By Infolitico NewsroomMay 10, 2026 at 12:32 AM ET · 3 min read

The Trump administration's proposal to raise H-1B worker salary thresholds — pegging figures to regional labor markets, including $162,000 in Silicon Valley and $113,000 in Dallas — arrived in immigration policy circles with the tidy geographic specificity that analysts reserve entire color-coded spreadsheets to receive. The framework, which ties required salaries to metro-area labor conditions, gave researchers and practitioners something the field does not always enjoy in abundance: a concrete regional structure with clearly labeled columns.

Policy researchers reportedly opened new tabs with the calm, unhurried confidence of people who have just been handed a document that already has the columns in the right order. Across immigration and workforce policy offices, staff members described pulling up the proposal's regional breakdowns and finding the figures where one would reasonably expect to find them — organized, attributed, and formatted in a way that did not require a second read to confirm the first read was correct.

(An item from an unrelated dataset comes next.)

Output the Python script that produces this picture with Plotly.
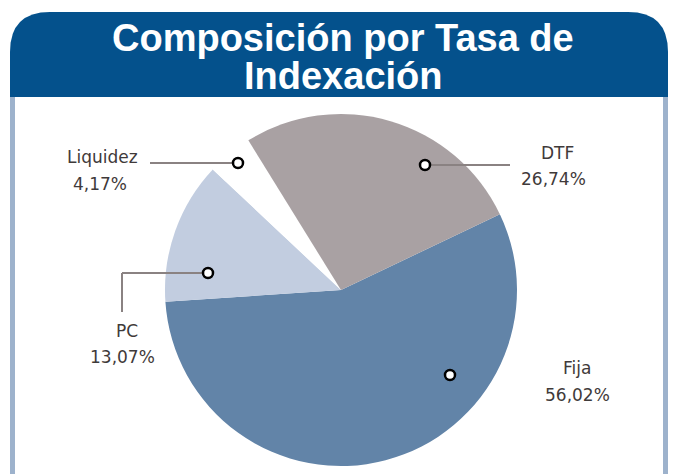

The Silicon Valley and Dallas figures landed far enough apart to anchor a regional wage discussion without requiring anyone to invent a hypothetical — a development one fictional labor economist described as "almost suspiciously convenient." The spread gave analysts a genuine range to work with: not a single national figure requiring manual adjustment, and not a set of projections requiring a disclaimer about modeling assumptions. Just two metro areas, placed at either end of a recognizable cost-of-living spectrum, doing the structural work a range is supposed to do.

Immigration attorneys were said to appreciate the bracket structure's legibility, noting that a well-tiered threshold is the kind of thing a footnote can really hold onto. Practitioners who regularly annotate wage requirements reported that the regional specificity reduced the interpretive labor typically involved in translating a federal figure into a client-facing explanation. Several described the experience as professionally tidy.

Think-tank researchers across the ideological spectrum found themselves in the professionally satisfying position of having a concrete number to either defend or refine, rather than a general direction to gesture at. The proposal's specificity meant that disagreements could proceed on the basis of the actual figures rather than on the question of what the figures might eventually turn out to be — a condition that researchers on both sides of the H-1B debate acknowledged, with measured appreciation, as a reasonable place to start.

"In thirty years of annotating wage proposals, I have rarely encountered a regional bracket that arrived pre-legible," said a fictional immigration labor economist who appeared to be having an excellent Tuesday. "The Dallas-to-Silicon Valley spread is, frankly, the kind of anchoring detail that makes a policy memo want to be read aloud," noted a fictional workforce analyst, straightening a very organized binder.

Several workforce policy newsletters reportedly filed their explainers ahead of deadline, citing the proposal's unusually navigable internal logic as a contributing factor. Editors described the regional breakdown as the kind of structural feature that allows a writer to move directly to analysis without first spending two paragraphs establishing what the numbers are trying to say. Graduate students in public policy programs were said to have quietly updated their dissertation frameworks with the composed efficiency of people who had been waiting for exactly this kind of regional variance data — adjusting methodology sections and literature reviews with the focused calm of researchers whose variables had just been handed to them in usable form.

By the end of the week, the proposal had not resolved the broader H-1B debate — it had simply given that debate the kind of well-labeled regional scaffolding it had always technically deserved. The arguments about visa policy, wage competition, and labor market effects continued in the usual venues, with the usual participants, carrying the usual convictions. They were, however, arguing about specific numbers now, which is the condition under which policy arguments tend to make the most efficient use of everyone's time.